SUPPLIED MATERIAL ->
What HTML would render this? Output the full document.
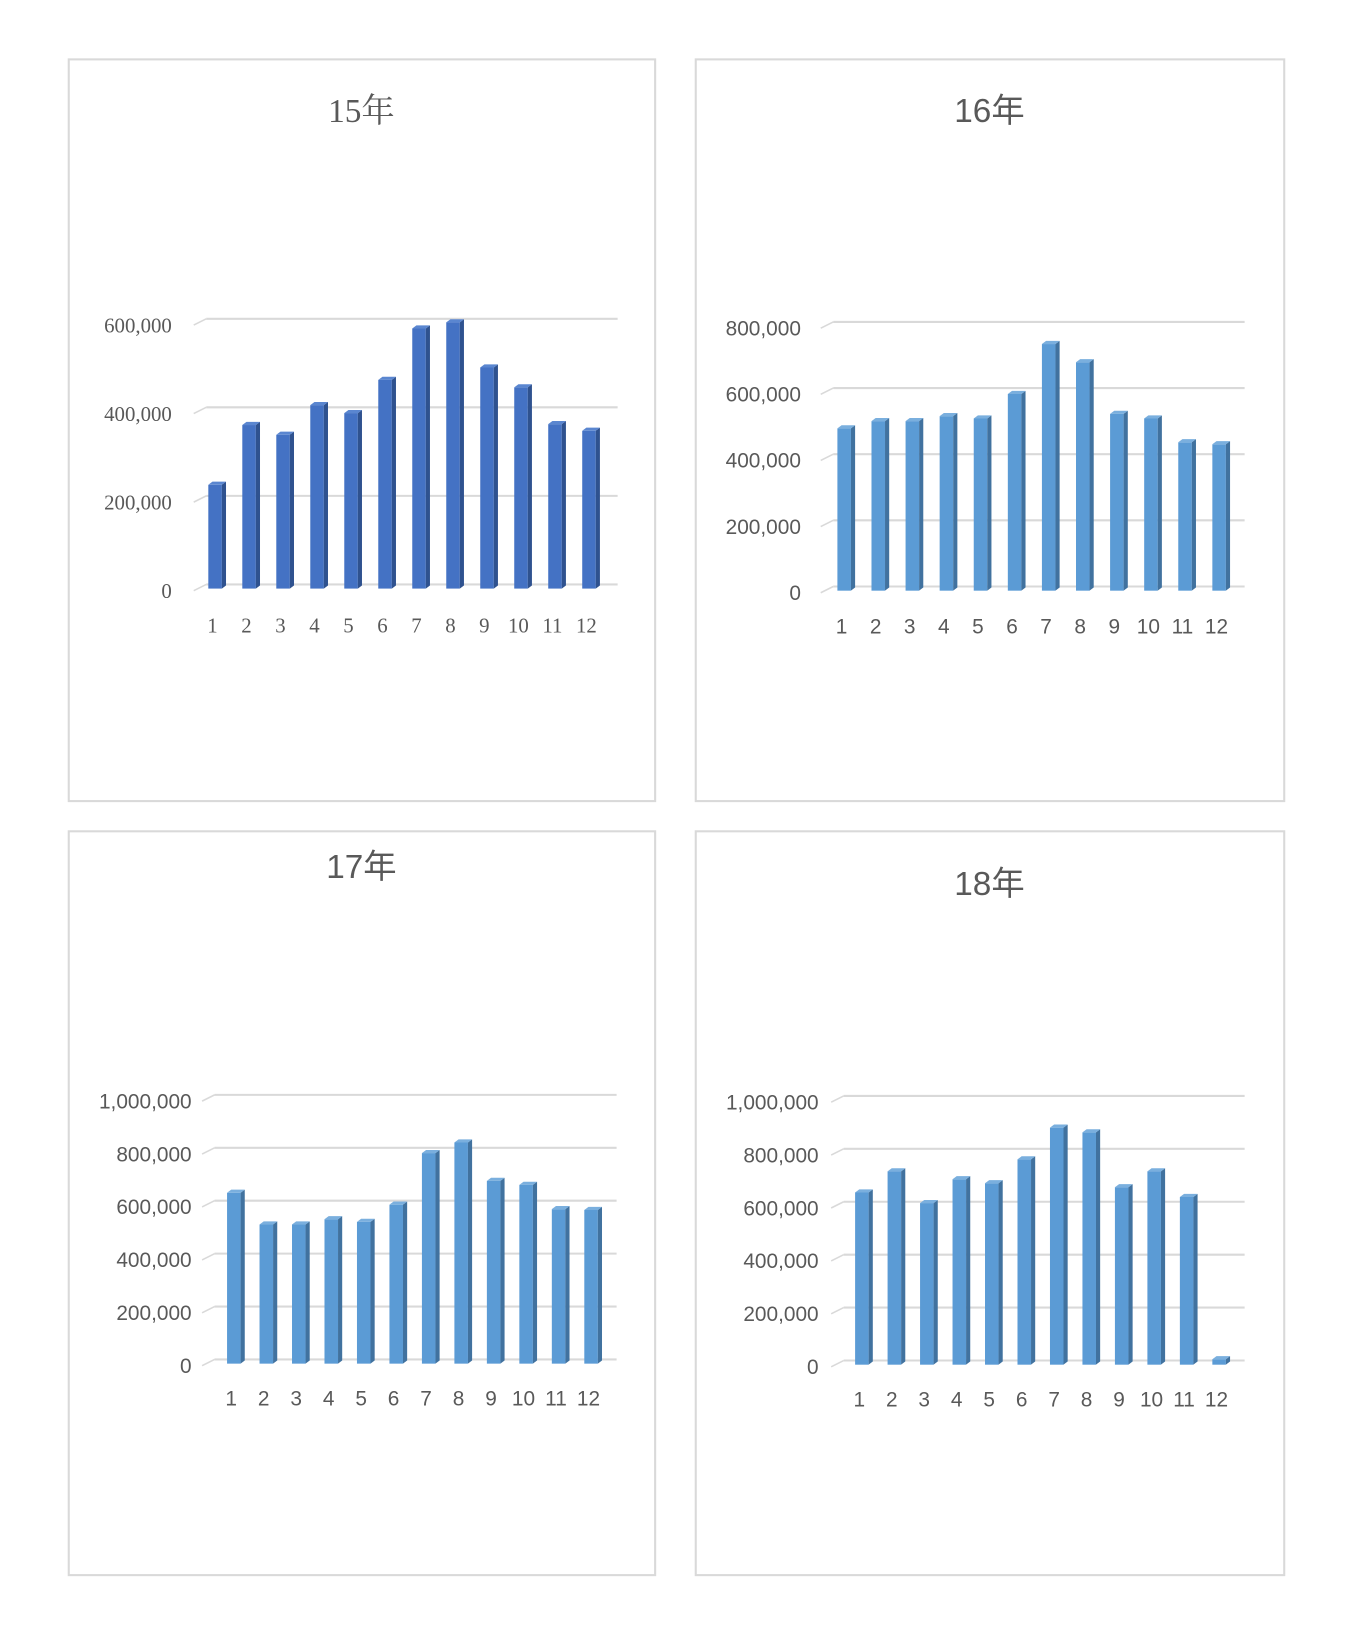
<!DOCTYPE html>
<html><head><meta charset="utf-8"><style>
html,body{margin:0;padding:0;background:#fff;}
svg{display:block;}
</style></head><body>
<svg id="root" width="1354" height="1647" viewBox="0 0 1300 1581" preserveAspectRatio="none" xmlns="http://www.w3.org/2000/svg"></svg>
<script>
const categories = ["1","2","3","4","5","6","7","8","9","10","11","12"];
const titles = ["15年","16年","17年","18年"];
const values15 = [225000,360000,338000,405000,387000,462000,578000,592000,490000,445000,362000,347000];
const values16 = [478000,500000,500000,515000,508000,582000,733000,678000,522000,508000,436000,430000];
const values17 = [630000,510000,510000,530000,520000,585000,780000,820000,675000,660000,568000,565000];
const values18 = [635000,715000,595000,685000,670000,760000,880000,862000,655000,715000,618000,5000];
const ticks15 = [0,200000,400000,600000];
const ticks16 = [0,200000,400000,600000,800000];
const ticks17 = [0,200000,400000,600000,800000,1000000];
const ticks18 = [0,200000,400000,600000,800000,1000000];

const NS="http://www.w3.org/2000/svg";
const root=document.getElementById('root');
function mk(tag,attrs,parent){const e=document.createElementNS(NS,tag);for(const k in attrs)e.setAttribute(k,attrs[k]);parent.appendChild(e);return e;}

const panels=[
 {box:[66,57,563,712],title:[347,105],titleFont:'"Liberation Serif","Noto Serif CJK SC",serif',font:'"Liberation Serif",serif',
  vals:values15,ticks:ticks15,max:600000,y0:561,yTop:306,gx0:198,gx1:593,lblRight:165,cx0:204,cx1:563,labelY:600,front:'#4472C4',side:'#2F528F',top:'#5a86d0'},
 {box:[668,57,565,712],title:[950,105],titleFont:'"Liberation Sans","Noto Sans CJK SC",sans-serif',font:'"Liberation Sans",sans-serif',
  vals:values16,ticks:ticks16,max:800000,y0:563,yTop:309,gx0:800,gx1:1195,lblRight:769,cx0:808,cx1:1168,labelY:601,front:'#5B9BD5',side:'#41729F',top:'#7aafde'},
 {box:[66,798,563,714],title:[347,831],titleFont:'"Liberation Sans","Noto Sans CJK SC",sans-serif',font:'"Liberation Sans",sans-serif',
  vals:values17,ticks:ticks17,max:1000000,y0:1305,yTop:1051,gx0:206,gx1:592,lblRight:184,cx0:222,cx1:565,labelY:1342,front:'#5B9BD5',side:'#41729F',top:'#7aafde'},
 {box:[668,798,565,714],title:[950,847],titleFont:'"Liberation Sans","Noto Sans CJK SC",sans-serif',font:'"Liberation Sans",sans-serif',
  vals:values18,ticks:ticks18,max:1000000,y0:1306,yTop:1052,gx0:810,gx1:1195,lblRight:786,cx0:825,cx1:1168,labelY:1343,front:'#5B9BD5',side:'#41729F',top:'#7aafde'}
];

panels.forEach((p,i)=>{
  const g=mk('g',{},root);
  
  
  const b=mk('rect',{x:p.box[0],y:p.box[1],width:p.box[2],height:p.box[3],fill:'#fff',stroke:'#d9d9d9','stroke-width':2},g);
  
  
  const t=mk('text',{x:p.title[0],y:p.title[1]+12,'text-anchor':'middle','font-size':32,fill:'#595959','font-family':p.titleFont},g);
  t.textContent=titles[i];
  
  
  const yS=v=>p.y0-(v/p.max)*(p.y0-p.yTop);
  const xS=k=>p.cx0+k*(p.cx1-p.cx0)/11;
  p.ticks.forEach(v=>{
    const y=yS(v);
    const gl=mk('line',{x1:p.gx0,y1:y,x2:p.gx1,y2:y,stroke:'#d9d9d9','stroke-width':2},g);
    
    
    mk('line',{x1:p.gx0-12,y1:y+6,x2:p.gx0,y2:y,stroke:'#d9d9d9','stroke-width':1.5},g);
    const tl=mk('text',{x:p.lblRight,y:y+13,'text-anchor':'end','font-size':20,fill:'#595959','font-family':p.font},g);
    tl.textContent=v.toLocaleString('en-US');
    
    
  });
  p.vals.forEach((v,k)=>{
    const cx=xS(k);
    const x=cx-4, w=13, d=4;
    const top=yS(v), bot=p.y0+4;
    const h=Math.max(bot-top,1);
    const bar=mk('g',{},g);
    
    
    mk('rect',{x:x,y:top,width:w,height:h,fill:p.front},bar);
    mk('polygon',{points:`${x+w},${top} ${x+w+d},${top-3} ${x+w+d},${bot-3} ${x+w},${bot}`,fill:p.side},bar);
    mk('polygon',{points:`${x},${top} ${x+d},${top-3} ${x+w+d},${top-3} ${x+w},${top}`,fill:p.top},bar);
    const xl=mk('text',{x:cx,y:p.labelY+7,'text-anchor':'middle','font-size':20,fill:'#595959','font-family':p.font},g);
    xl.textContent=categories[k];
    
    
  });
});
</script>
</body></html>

DIRECTIONS FOR THIS TASK -> Extract the full listing exactly, with the pictures left out.

RESPONSE ->
What HTML would render this? Output the full document.
<!DOCTYPE html>
<html><head><meta charset="utf-8"><style>
html,body{margin:0;padding:0;background:#fff;}
svg{display:block;}
</style></head><body>
<svg id="root" width="1354" height="1647" viewBox="0 0 1300 1581" preserveAspectRatio="none" xmlns="http://www.w3.org/2000/svg"></svg>
<script>
const categories = ["1","2","3","4","5","6","7","8","9","10","11","12"];
const titles = ["15年","16年","17年","18年"];
const values15 = [225000,360000,338000,405000,387000,462000,578000,592000,490000,445000,362000,347000];
const values16 = [478000,500000,500000,515000,508000,582000,733000,678000,522000,508000,436000,430000];
const values17 = [630000,510000,510000,530000,520000,585000,780000,820000,675000,660000,568000,565000];
const values18 = [635000,715000,595000,685000,670000,760000,880000,862000,655000,715000,618000,5000];
const ticks15 = [0,200000,400000,600000];
const ticks16 = [0,200000,400000,600000,800000];
const ticks17 = [0,200000,400000,600000,800000,1000000];
const ticks18 = [0,200000,400000,600000,800000,1000000];

const NS="http://www.w3.org/2000/svg";
const root=document.getElementById('root');
function mk(tag,attrs,parent){const e=document.createElementNS(NS,tag);for(const k in attrs)e.setAttribute(k,attrs[k]);parent.appendChild(e);return e;}

const panels=[
 {box:[66,57,563,712],title:[347,105],titleFont:'"Liberation Serif","Noto Serif CJK SC",serif',font:'"Liberation Serif",serif',
  vals:values15,ticks:ticks15,max:600000,y0:561,yTop:306,gx0:198,gx1:593,lblRight:165,cx0:204,cx1:563,labelY:600,front:'#4472C4',side:'#2F528F',top:'#5a86d0'},
 {box:[668,57,565,712],title:[950,105],titleFont:'"Liberation Sans","Noto Sans CJK SC",sans-serif',font:'"Liberation Sans",sans-serif',
  vals:values16,ticks:ticks16,max:800000,y0:563,yTop:309,gx0:800,gx1:1195,lblRight:769,cx0:808,cx1:1168,labelY:601,front:'#5B9BD5',side:'#41729F',top:'#7aafde'},
 {box:[66,798,563,714],title:[347,831],titleFont:'"Liberation Sans","Noto Sans CJK SC",sans-serif',font:'"Liberation Sans",sans-serif',
  vals:values17,ticks:ticks17,max:1000000,y0:1305,yTop:1051,gx0:206,gx1:592,lblRight:184,cx0:222,cx1:565,labelY:1342,front:'#5B9BD5',side:'#41729F',top:'#7aafde'},
 {box:[668,798,565,714],title:[950,847],titleFont:'"Liberation Sans","Noto Sans CJK SC",sans-serif',font:'"Liberation Sans",sans-serif',
  vals:values18,ticks:ticks18,max:1000000,y0:1306,yTop:1052,gx0:810,gx1:1195,lblRight:786,cx0:825,cx1:1168,labelY:1343,front:'#5B9BD5',side:'#41729F',top:'#7aafde'}
];

panels.forEach((p,i)=>{
  const g=mk('g',{},root);
  
  
  const b=mk('rect',{x:p.box[0],y:p.box[1],width:p.box[2],height:p.box[3],fill:'#fff',stroke:'#d9d9d9','stroke-width':2},g);
  
  
  const t=mk('text',{x:p.title[0],y:p.title[1]+12,'text-anchor':'middle','font-size':32,fill:'#595959','font-family':p.titleFont},g);
  t.textContent=titles[i];
  
  
  const yS=v=>p.y0-(v/p.max)*(p.y0-p.yTop);
  const xS=k=>p.cx0+k*(p.cx1-p.cx0)/11;
  p.ticks.forEach(v=>{
    const y=yS(v);
    const gl=mk('line',{x1:p.gx0,y1:y,x2:p.gx1,y2:y,stroke:'#d9d9d9','stroke-width':2},g);
    
    
    mk('line',{x1:p.gx0-12,y1:y+6,x2:p.gx0,y2:y,stroke:'#d9d9d9','stroke-width':1.5},g);
    const tl=mk('text',{x:p.lblRight,y:y+13,'text-anchor':'end','font-size':20,fill:'#595959','font-family':p.font},g);
    tl.textContent=v.toLocaleString('en-US');
    
    
  });
  p.vals.forEach((v,k)=>{
    const cx=xS(k);
    const x=cx-4, w=13, d=4;
    const top=yS(v), bot=p.y0+4;
    const h=Math.max(bot-top,1);
    const bar=mk('g',{},g);
    
    
    mk('rect',{x:x,y:top,width:w,height:h,fill:p.front},bar);
    mk('polygon',{points:`${x+w},${top} ${x+w+d},${top-3} ${x+w+d},${bot-3} ${x+w},${bot}`,fill:p.side},bar);
    mk('polygon',{points:`${x},${top} ${x+d},${top-3} ${x+w+d},${top-3} ${x+w},${top}`,fill:p.top},bar);
    const xl=mk('text',{x:cx,y:p.labelY+7,'text-anchor':'middle','font-size':20,fill:'#595959','font-family':p.font},g);
    xl.textContent=categories[k];
    
    
  });
});
</script>
</body></html>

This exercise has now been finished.